## Exercise directions
Copy everything from the line with "Reproduce this chart with matplotlib." down to the line with "plt.rcParams['font.family'] = ['Noto", inclusive of both, exactly as written; leave out all pictures.

## Data to use
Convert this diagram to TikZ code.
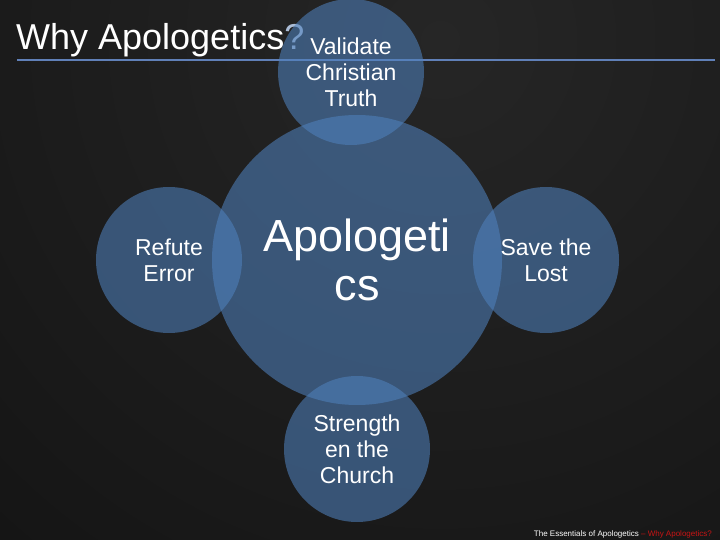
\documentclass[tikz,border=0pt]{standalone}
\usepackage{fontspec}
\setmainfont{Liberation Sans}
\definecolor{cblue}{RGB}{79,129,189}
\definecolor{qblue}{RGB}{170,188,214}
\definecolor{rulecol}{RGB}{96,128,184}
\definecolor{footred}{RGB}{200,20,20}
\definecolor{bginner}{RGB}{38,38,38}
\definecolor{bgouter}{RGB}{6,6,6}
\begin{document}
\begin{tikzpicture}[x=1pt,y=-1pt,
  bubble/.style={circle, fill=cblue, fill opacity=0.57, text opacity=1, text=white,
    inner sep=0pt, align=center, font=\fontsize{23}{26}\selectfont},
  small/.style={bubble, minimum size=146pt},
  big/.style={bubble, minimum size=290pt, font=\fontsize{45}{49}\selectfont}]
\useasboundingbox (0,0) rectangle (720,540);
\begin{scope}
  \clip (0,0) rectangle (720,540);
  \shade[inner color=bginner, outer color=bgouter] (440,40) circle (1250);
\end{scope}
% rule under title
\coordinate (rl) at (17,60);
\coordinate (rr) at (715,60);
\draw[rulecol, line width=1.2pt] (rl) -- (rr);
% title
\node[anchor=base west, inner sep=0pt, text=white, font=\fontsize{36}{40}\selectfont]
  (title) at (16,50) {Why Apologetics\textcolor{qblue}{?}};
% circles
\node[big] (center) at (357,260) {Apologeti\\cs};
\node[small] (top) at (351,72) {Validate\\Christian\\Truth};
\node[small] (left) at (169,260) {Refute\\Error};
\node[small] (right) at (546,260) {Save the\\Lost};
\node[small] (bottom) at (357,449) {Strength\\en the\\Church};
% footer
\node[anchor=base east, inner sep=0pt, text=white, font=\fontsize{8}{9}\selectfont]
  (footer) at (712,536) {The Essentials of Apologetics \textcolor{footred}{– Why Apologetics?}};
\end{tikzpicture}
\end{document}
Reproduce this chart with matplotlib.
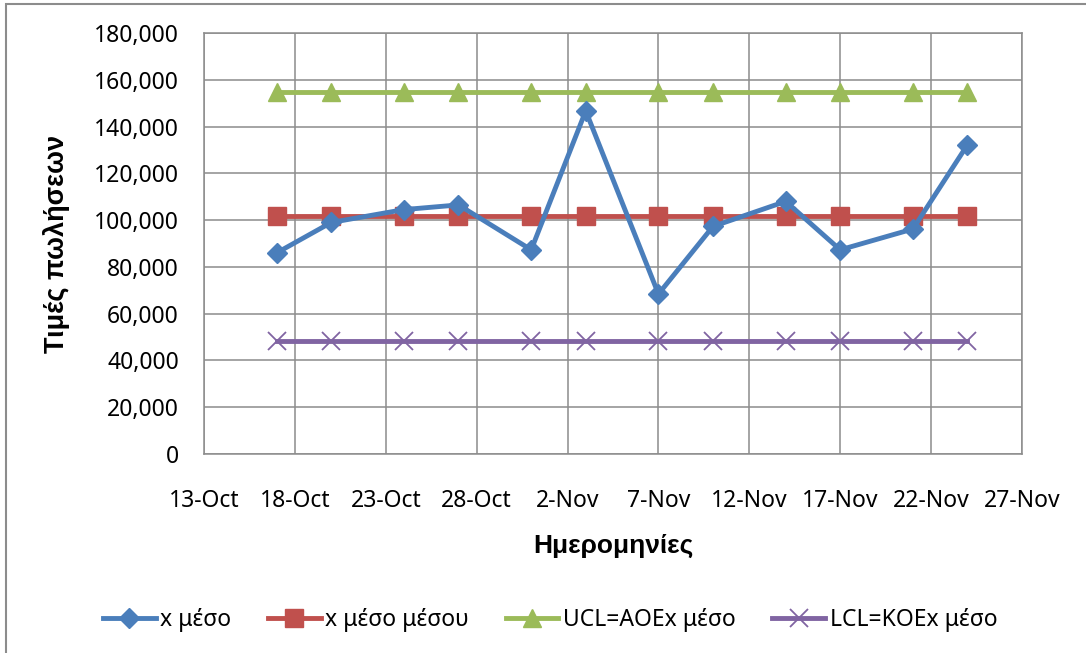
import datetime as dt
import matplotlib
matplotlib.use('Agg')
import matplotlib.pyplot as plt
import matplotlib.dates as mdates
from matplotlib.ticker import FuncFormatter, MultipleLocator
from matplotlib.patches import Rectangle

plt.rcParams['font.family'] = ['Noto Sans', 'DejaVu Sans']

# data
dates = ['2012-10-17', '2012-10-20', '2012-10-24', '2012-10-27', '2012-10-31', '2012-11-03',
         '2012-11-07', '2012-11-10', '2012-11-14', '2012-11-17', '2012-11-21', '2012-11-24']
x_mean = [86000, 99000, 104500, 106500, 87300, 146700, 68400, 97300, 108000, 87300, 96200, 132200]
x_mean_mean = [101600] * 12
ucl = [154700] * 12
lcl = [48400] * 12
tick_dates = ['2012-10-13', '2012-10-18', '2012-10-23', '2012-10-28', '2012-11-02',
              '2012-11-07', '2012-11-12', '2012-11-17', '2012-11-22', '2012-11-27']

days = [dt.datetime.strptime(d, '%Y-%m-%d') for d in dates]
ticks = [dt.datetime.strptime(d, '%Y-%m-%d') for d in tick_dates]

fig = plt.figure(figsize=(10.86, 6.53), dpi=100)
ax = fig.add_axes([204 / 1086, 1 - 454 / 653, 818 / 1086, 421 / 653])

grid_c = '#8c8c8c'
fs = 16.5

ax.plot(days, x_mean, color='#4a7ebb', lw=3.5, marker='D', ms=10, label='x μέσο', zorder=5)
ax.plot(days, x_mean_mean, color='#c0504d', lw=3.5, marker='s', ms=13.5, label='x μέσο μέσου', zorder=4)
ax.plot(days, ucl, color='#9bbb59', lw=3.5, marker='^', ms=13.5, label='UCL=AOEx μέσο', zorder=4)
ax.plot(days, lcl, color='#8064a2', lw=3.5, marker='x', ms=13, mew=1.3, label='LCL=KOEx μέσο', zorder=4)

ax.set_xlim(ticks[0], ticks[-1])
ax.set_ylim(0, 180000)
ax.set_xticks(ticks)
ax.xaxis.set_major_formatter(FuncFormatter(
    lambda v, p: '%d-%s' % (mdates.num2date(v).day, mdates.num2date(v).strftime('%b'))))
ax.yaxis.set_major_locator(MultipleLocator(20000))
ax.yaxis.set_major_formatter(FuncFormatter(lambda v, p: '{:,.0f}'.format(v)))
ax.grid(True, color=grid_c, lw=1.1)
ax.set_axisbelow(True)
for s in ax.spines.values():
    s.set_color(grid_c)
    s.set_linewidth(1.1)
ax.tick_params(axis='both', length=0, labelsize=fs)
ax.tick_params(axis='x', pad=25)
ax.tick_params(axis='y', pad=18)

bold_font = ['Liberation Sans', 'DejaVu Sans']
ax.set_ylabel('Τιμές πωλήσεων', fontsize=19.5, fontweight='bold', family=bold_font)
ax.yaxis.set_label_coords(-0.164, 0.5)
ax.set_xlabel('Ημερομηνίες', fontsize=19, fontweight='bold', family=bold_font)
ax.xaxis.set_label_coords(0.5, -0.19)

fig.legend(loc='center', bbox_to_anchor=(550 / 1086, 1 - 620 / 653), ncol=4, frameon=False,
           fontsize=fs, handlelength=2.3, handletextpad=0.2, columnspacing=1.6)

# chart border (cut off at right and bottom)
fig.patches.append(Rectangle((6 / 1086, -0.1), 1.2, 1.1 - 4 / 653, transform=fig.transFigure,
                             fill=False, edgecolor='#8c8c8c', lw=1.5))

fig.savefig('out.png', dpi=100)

## The answer
Reproduce this chart with matplotlib.
import datetime as dt
import matplotlib
matplotlib.use('Agg')
import matplotlib.pyplot as plt
import matplotlib.dates as mdates
from matplotlib.ticker import FuncFormatter, MultipleLocator
from matplotlib.patches import Rectangle

plt.rcParams['font.family'] = ['Noto Sans', 'DejaVu Sans']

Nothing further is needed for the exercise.